So klar, persönlich und emphatisch wie bei seinem Überraschungsauftritt hat Obama noch nie Farbe bekannt – und sich zu seiner. Obama hat keine Antwort auf die Frage, wie man den tief sitzenden Rassismus ausmerzen kann. Aber er spricht ihn endlich offen an.
Wenn es um die historisch bedingten Probleme zwischen Weißen und Schwarzen ging, hat sich der erste schwarze Präsident der USA bislang bemerkenswerte Neutralität auferlegt. Wann immer Rassismus die Schlagzeilen eroberte, versuchte sich Barack Obama als Unparteiischer. So als wäre seine Wahl schon Wandel genug. So viel Passivität hat ihren Preis. Bildung, Arbeitsmarkt, Justiz, Chancengleichheit schlechthin – wer als Schwarzer geboren wird in dem Amerika von heute, hat unverändert schlechte(re) Karten.

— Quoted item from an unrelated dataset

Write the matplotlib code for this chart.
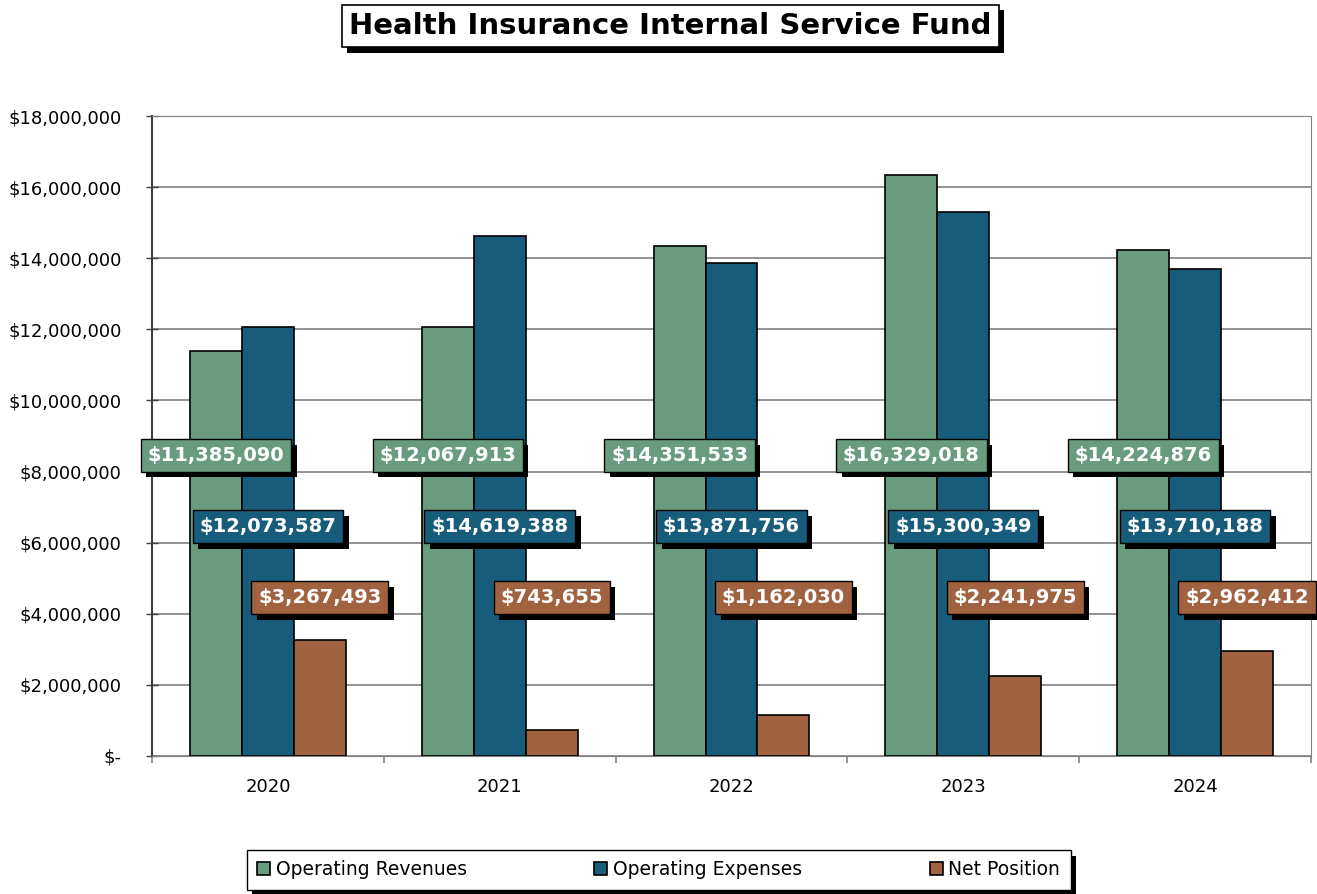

Wahl und Wiederwahl von Obama haben daran so gut wie nichts geändert.
Dass dies auch für die vielen Vorurteile, die gegenseitige Missachtung und die mannigfachen Empfindlichkeiten zwischen Schwarzen und Weißen gilt, hat der Präsident lange an die Seite geschoben. Versöhnen statt (noch mehr) spalten, schien seine Devise. Die skandalöse Erschießung eines schwarzen Teenagers durch einen hispanisch-weißen Nachbarschaftswächter in Florida und der anschließende Freispruch für den Täter hat Obamas Kalkül verändert.
So klar, persönlich und emphatisch wie bei seinem Überraschungsauftritt hat Obama noch nie Farbe bekannt – und sich zu seiner. Ohne Öl in ein latent züngelndes Feuer zu gießen, hat der Präsident eindringlich beschrieben, was ist: Es gibt in Amerika nicht wenige Menschen, die in ihrem Nächsten per se einen Bösewicht sehen – allein wegen dessen Hautfarbe. Törichte Gesetze und eine Mentalität, die denjenigen mit Straffreiheit belohnt, der auf eigene Faust mit der Schusswaffe für Ordnung sorgt, haben die Tragödie nur begünstigt. Obama hat keine Antwort auf die Frage, wie man diesen tief sitzenden Rassismus ausmerzen kann. Aber er spricht ihn endlich offen an.